Objective »
Of all the lines in the material, how many contain the word "diagram"? State the number alone.
** Start Exercise material **
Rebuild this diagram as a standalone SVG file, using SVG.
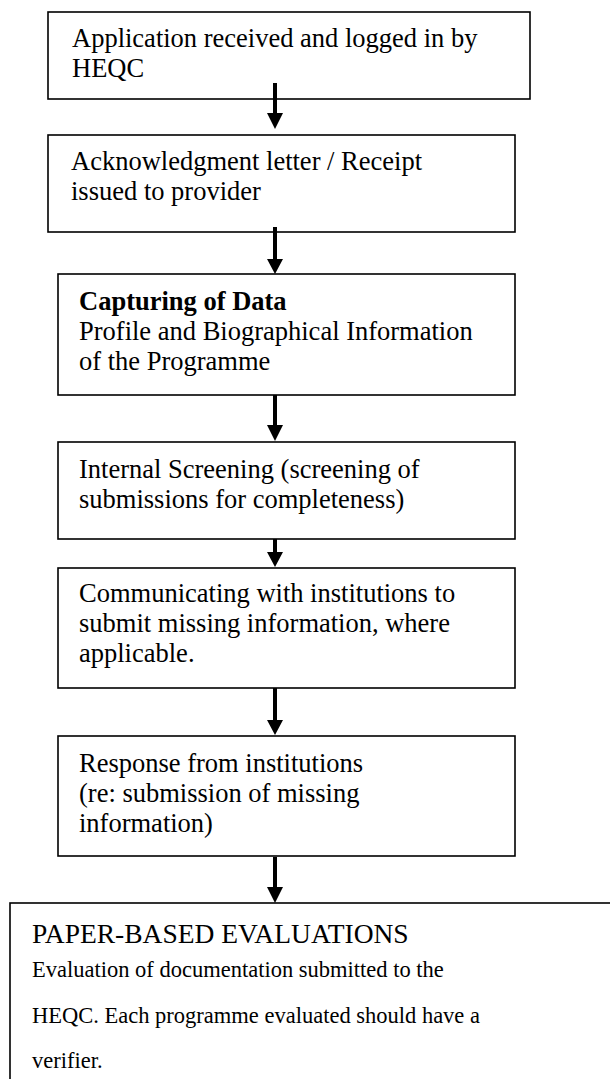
<svg xmlns="http://www.w3.org/2000/svg" width="610" height="1079" viewBox="0 0 610 1079">
<style>
.box{fill:#fff;stroke:#000;stroke-width:1.6}
.t{font-family:"Liberation Serif","Times New Roman",serif;font-size:26.5px;fill:#000}
.b{font-weight:bold}
.title{font-size:27.5px}
.body{font-size:22.5px}
.shaft{stroke:#000;stroke-width:4;fill:none}
.head{fill:#000}
</style>
<rect width="610" height="1079" fill="#fff"/>
<g id="node1">
<rect class="box" x="48" y="12" width="482" height="87"/>
<text class="t" x="72" y="47">Application received and logged in by</text>
<text class="t" x="72" y="77">HEQC</text>
</g>
<g id="node2">
<rect class="box" x="48" y="135" width="467" height="97"/>
<text class="t" x="71" y="170">Acknowledgment letter / Receipt</text>
<text class="t" x="71" y="200">issued to provider</text>
</g>
<g id="node3">
<rect class="box" x="58" y="274" width="457" height="121"/>
<text class="t b" x="79" y="310">Capturing of Data</text>
<text class="t" x="79" y="340">Profile and Biographical Information</text>
<text class="t" x="79" y="370">of the Programme</text>
</g>
<g id="node4">
<rect class="box" x="58" y="442" width="457" height="97"/>
<text class="t" x="79" y="478">Internal Screening (screening of</text>
<text class="t" x="79" y="508">submissions for completeness)</text>
</g>
<g id="node5">
<rect class="box" x="58" y="568" width="457" height="120"/>
<text class="t" x="79" y="602">Communicating with institutions to</text>
<text class="t" x="79" y="632">submit missing information, where</text>
<text class="t" x="79" y="662">applicable.</text>
</g>
<g id="node6">
<rect class="box" x="58" y="736" width="457" height="120"/>
<text class="t" x="79" y="772">Response from institutions</text>
<text class="t" x="79" y="802">(re: submission of missing</text>
<text class="t" x="79" y="832">information)</text>
</g>
<g id="node7">
<rect class="box" x="10" y="903" width="620" height="200"/>
<text class="t title" x="32" y="943">PAPER-BASED EVALUATIONS</text>
<text class="t body" x="32" y="977">Evaluation of documentation submitted to the</text>
<text class="t body" x="32" y="1023">HEQC. Each programme evaluated should have a</text>
<text class="t body" x="32" y="1068">verifier.</text>
</g>
<g id="connectors">
<line class="shaft" x1="275" y1="83" x2="275" y2="114"/>
<polygon class="head" points="267,113 283,113 275,129"/>
<line class="shaft" x1="275" y1="227" x2="275" y2="260"/>
<polygon class="head" points="267,259 283,259 275,274"/>
<line class="shaft" x1="275" y1="395" x2="275" y2="426"/>
<polygon class="head" points="267,425 283,425 275,441"/>
<line class="shaft" x1="275" y1="539" x2="275" y2="553"/>
<polygon class="head" points="267,552 283,552 275,567"/>
<line class="shaft" x1="275" y1="688" x2="275" y2="721"/>
<polygon class="head" points="267,720 283,720 275,735"/>
<line class="shaft" x1="275" y1="857" x2="275" y2="888"/>
<polygon class="head" points="267,887 283,887 275,903"/>
</g>
</svg>
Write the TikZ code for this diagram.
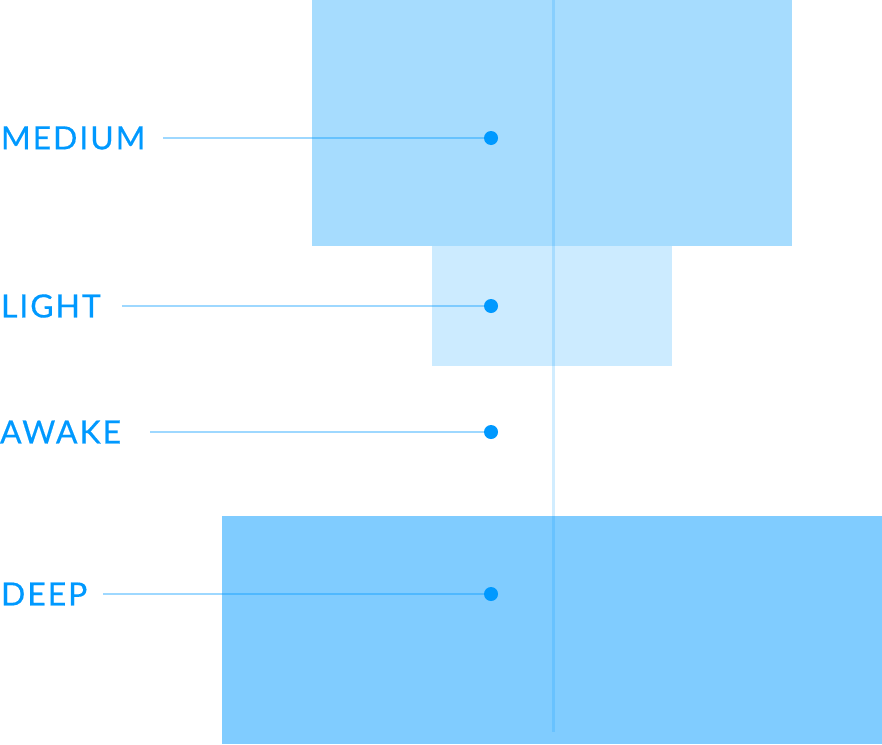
** End Exercise material **
Exercise result »
2